Ian Phimister is Professor of International History at University of Sheffield, UK. He has published no less than 50 articles and chapters in books on African economic and social history. He is the author of Zimbabwe: an Economic and Social History (1988) and Keep on Knocking: a History of the Labour Movement in Zimbabwe (1997) (with Brian Raftopoulos). He is currently engaged in research on British overseas investment.
Kaoru Sugihara is Professor at the Graduate School of Economics, Osaka University, Japan, where he specializes in modern Asian international economic history. He is the author of Ajia-kan Boeki no Keisei to Kozo [Patterns and Development of Intra-Asian Trade] (1996), The East Asian Path of Economic Development: a Long-term Perspective (2000) and 'Oceanic Trade and Global Development, 1500-1995', in Solvi Songer (ed.), Making Sense of Global History: the 19th International Congress of the Historical Sciences Oslo 2000 Commemorative Volume (2001). He is currently working on the rise of the Asia-Pacific economy 1945-2000, and its significance for global history.

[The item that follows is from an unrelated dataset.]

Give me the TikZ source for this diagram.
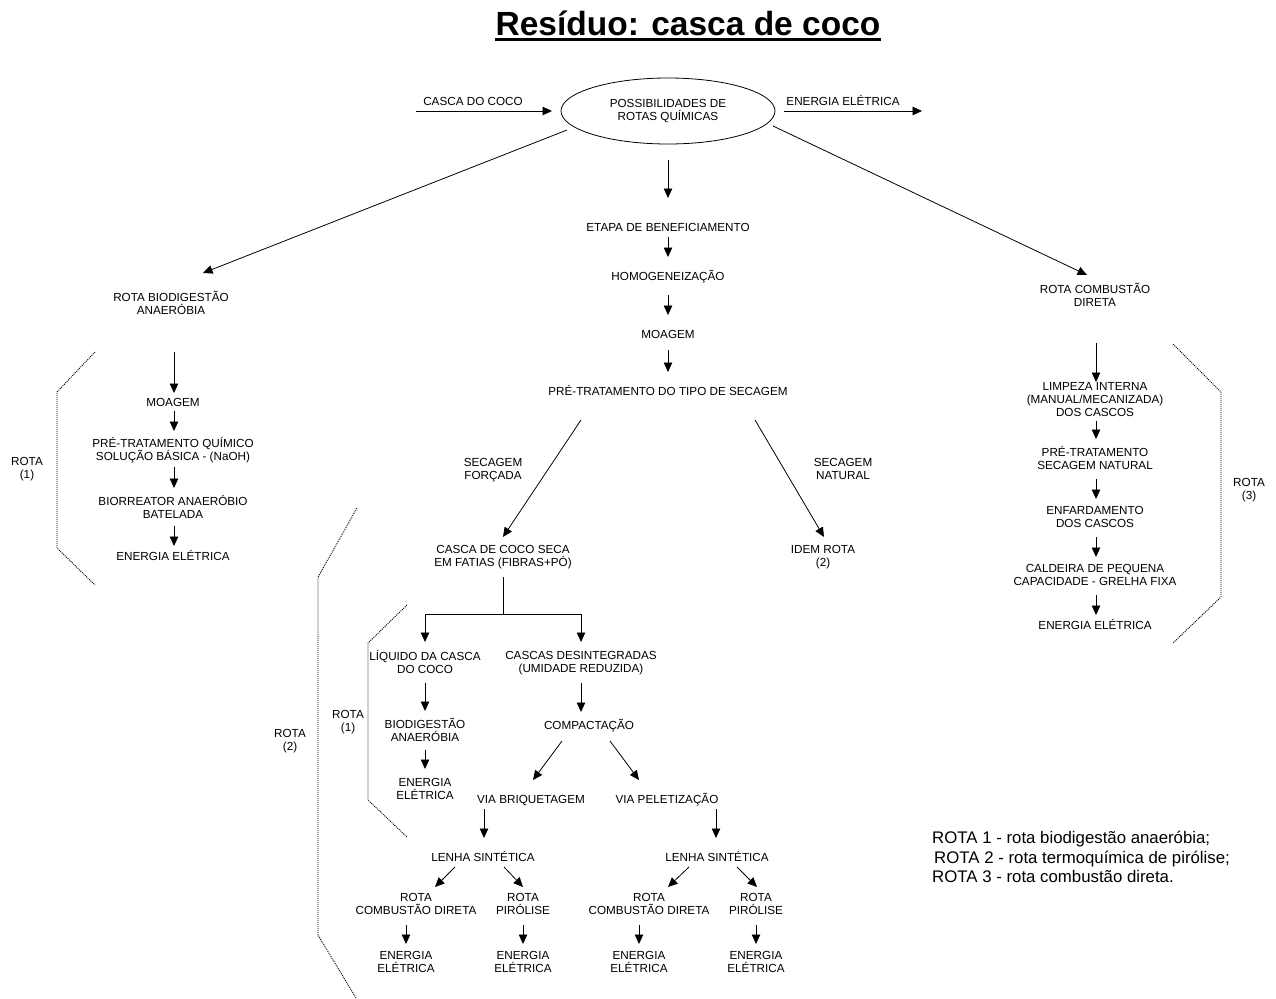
\documentclass[tikz,border=0pt]{standalone}
\usepackage{fontspec}
\setmainfont{Liberation Sans}
\usetikzlibrary{arrows.meta,shapes.geometric,calc}
\newcommand\tstrut{\vrule width 0pt height 10.5pt depth 2.1pt\relax}
\newcommand\txfont{\fontsize{11.7}{13}\selectfont\lineskiplimit=-30pt\relax}
\begin{document}
\begin{tikzpicture}[x=1pt,y=-1pt,
  tx/.style={inner sep=0pt,outer sep=0pt,align=center,font=\txfont,
    execute at begin node=\tstrut,execute at end node=\tstrut},
  arr/.style={line width=0.8pt,-{Triangle[length=9.5pt,width=8.5pt]}},
  plain/.style={line width=0.8pt},
  brk/.style={line width=0.9pt,black,dash pattern=on 1pt off 1pt},
  legend/.style={inner sep=0pt,anchor=base west,font=\fontsize{16.8}{20}\selectfont}]
\useasboundingbox (0,0) rectangle (1276,998);

% title
\node[inner sep=0pt,font=\fontsize{33.5}{40}\selectfont\bfseries] (title) at (688,23) {Resíduo: casca de coco};
\draw[line width=2.8pt] ($(title.south west)+(0,3.5)$) -- ($(title.south east)+(0,3.5)$);

% central ellipse and its inputs/outputs
\node[tx,draw,ellipse,line width=0.8pt,minimum width=214,minimum height=66] (ell) at (668,111)
  {POSSIBILIDADES DE\\ROTAS QUÍMICAS};
\node[tx] (cin) at (473,101) {CASCA DO COCO};
\node[tx] (eout) at (843,101) {ENERGIA ELÉTRICA};
\coordinate (inS) at (416,111);
\coordinate (outE) at (922,111);
\draw[arr] (inS) -- ($(ell.center)+(-116,0)$);
\draw[arr] ($(ell.center)+(116,0)$) -- (outE);

% route 1 (left)
\node[tx] (rotabio) at (171,304) {ROTA BIODIGESTÃO\\ANAERÓBIA};
\node[tx] (lmoag) at (173,402) {MOAGEM};
\node[tx] (lpre) at (173,450) {PRÉ-TRATAMENTO QUÍMICO\\SOLUÇÃO BÁSICA - (NaOH)};
\node[tx] (lbio) at (173,508) {BIORREATOR ANAERÓBIO\\BATELADA};
\node[tx] (len) at (173,556) {ENERGIA ELÉTRICA};
\node[tx] (r1) at (27,469) {ROTA\\(1)};
\draw[arr] ($(ell.center)+(-101,19)$) -- ($(rotabio.center)+(32,-31)$);
\draw[arr] ($(rotabio.center)+(3,48)$) -- ($(lmoag.center)+(1,-9)$);
\draw[arr] ($(lmoag.center)+(1,9)$) -- ($(lpre.center)+(1,-19)$);
\draw[arr] ($(lpre.center)+(1,17)$) -- ($(lbio.center)+(1,-20)$);
\draw[arr] ($(lbio.center)+(1,18)$) -- ($(len.center)+(1,-10)$);
\draw[brk] (95,352) -- (57,392) -- (57,548) -- (95,585);

% route 3 (right)
\node[tx] (rotacomb) at (1095,296) {ROTA COMBUSTÃO\\DIRETA};
\node[tx] (limp) at (1095,401) {LIMPEZA INTERNA\\(MANUAL/MECANIZADA)\\DOS CASCOS};
\node[tx] (rpre) at (1095,459) {PRÉ-TRATAMENTO\\SECAGEM NATURAL};
\node[tx] (enf) at (1095,518) {ENFARDAMENTO\\DOS CASCOS};
\node[tx] (cald) at (1095,576) {CALDEIRA DE PEQUENA\\CAPACIDADE - GRELHA FIXA};
\node[tx] (ren) at (1095,625) {ENERGIA ELÉTRICA};
\node[tx] (r3) at (1249,490) {ROTA\\(3)};
\draw[arr] ($(ell.center)+(105,15)$) -- ($(rotacomb.center)+(-8,-21)$);
\draw[arr] ($(rotacomb.center)+(1,47)$) -- ($(limp.center)+(1,-19)$);
\draw[arr] ($(limp.center)+(1,20)$) -- ($(rpre.center)+(1,-20)$);
\draw[arr] ($(rpre.center)+(1,20)$) -- ($(enf.center)+(1,-19)$);
\draw[arr] ($(enf.center)+(1,19)$) -- ($(cald.center)+(1,-19)$);
\draw[arr] ($(cald.center)+(1,19)$) -- ($(ren.center)+(1,-10)$);
\draw[brk] (1173,344) -- (1221,392) -- (1221,597) -- (1173,643);

% route 2 (centre): preparation
\node[tx] (etapa) at (668,227) {ETAPA DE BENEFICIAMENTO};
\node[tx] (homog) at (668,276) {HOMOGENEIZAÇÃO};
\node[tx] (moag) at (668,334) {MOAGEM};
\node[tx] (pret) at (668,391) {PRÉ-TRATAMENTO DO TIPO DE SECAGEM};
\draw[arr] ($(ell.center)+(0,49)$) -- ($(etapa.center)+(0,-29)$);
\draw[arr] ($(etapa.center)+(0,10)$) -- ($(homog.center)+(0,-19)$);
\draw[arr] ($(homog.center)+(0,19)$) -- ($(moag.center)+(0,-19)$);
\draw[arr] ($(moag.center)+(0,16)$) -- ($(pret.center)+(0,-19)$);

% drying alternatives
\node[tx] (secf) at (493,470) {SECAGEM\\FORÇADA};
\node[tx] (secn) at (843,470) {SECAGEM\\NATURAL};
\node[tx] (cseca) at (503,557) {CASCA DE COCO SECA\\EM FATIAS (FIBRAS+PÓ)};
\node[tx] (idem) at (823,557) {IDEM ROTA\\(2)};
\draw[arr] ($(pret.center)+(-87,29)$) -- ($(cseca.center)+(0,-20)$);
\draw[arr] ($(pret.center)+(87,29)$) -- ($(idem.center)+(1,-20)$);

% split of the dried husk
\node[tx] (liq) at (425,663) {LÍQUIDO DA CASCA\\DO COCO};
\node[tx] (cascas) at (581,663) {CASCAS DESINTEGRADAS\\(UMIDADE REDUZIDA)};
\draw[plain] ($(cseca.center)+(0,20)$) -- ($(cseca.center)+(0,57)$) coordinate (fork);
\draw[arr] (fork) -| ($(liq.center)+(0,-21)$);
\draw[arr] (fork) -| ($(cascas.center)+(0,-21)$);

% liquid branch
\node[tx] (biod) at (425,731) {BIODIGESTÃO\\ANAERÓBIA};
\node[tx] (en1) at (425,790) {ENERGIA\\ELÉTRICA};
\node[tx] (r1b) at (348,722) {ROTA\\(1)};
\draw[arr] ($(liq.center)+(0,20)$) -- ($(biod.center)+(0,-20)$);
\draw[arr] ($(biod.center)+(0,19)$) -- ($(en1.center)+(0,-21)$);
\draw[brk] (407,605) -- (368,643) -- (368,800) -- (407,837);

% solid branch
\node[tx] (compac) at (589,725) {COMPACTAÇÃO};
\node[tx] (vbriq) at (531,799) {VIA BRIQUETAGEM};
\node[tx] (vpel) at (667,799) {VIA PELETIZAÇÃO};
\draw[arr] ($(cascas.center)+(0,20)$) -- ($(compac.center)+(-8,-13)$);
\draw[arr] ($(compac.center)+(-27,16)$) -- ($(vbriq.center)+(2,-19)$);
\draw[arr] ($(compac.center)+(21,16)$) -- ($(vpel.center)+(-28,-19)$);

\node[tx] (lenha1) at (483,857) {LENHA SINTÉTICA};
\node[tx] (lenha2) at (717,857) {LENHA SINTÉTICA};
\draw[arr] ($(vbriq.center)+(-47,10)$) -- ($(lenha1.center)+(1,-19)$);
\draw[arr] ($(vpel.center)+(49,10)$) -- ($(lenha2.center)+(-1,-19)$);

\node[tx] (rcd1) at (416,905) {ROTA\\COMBUSTÃO DIRETA};
\node[tx] (rp1) at (523,905) {ROTA\\PIRÓLISE};
\node[tx] (rcd2) at (649,905) {ROTA\\COMBUSTÃO DIRETA};
\node[tx] (rp2) at (756,905) {ROTA\\PIRÓLISE};
\draw[arr] ($(lenha1.center)+(-28,10)$) -- ($(rcd1.center)+(19,-18)$);
\draw[arr] ($(lenha1.center)+(21,10)$) -- ($(rp1.center)+(0,-18)$);
\draw[arr] ($(lenha2.center)+(-28,10)$) -- ($(rcd2.center)+(19,-18)$);
\draw[arr] ($(lenha2.center)+(20,10)$) -- ($(rp2.center)+(1,-18)$);

\node[tx] (e1) at (406,963) {ENERGIA\\ELÉTRICA};
\node[tx] (e2) at (523,963) {ENERGIA\\ELÉTRICA};
\node[tx] (e3) at (639,963) {ENERGIA\\ELÉTRICA};
\node[tx] (e4) at (756,963) {ENERGIA\\ELÉTRICA};
\draw[arr] ($(rcd1.center)+(-10,20)$) -- ($(e1.center)+(0,-19)$);
\draw[arr] ($(rp1.center)+(0,20)$) -- ($(e2.center)+(0,-19)$);
\draw[arr] ($(rcd2.center)+(-10,20)$) -- ($(e3.center)+(0,-19)$);
\draw[arr] ($(rp2.center)+(0,20)$) -- ($(e4.center)+(0,-19)$);

\node[tx] (r2) at (290,741) {ROTA\\(2)};
\draw[brk] (357,508) -- (318,577) -- (318,935) -- (356,998);

% legend
\node[legend] (leg1) at (932,843) {ROTA 1 - rota biodigestão anaeróbia;};
\node[legend] (leg2) at (934,863) {ROTA 2 - rota termoquímica de pirólise;};
\node[legend] (leg3) at (932,882) {ROTA 3 - rota combustão direta.};
\end{tikzpicture}
\end{document}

Shunhong Zhang is Professor and Chairman of the Section of Modern History of Western Europe and North America, at the Institute of World History, Chinese Academy of Social Sciences, Beijing. He is the editor and author of Da Ying De Wajie [The Collapse of the British Empire] (1997) and Ying Mei Xin Zhiminzhuyi [Anglo-American Neocolonialism] (with Meng Qinglong and Bi Jiankang) (1999). He is currently doing research on the British colonial system in the twentieth century.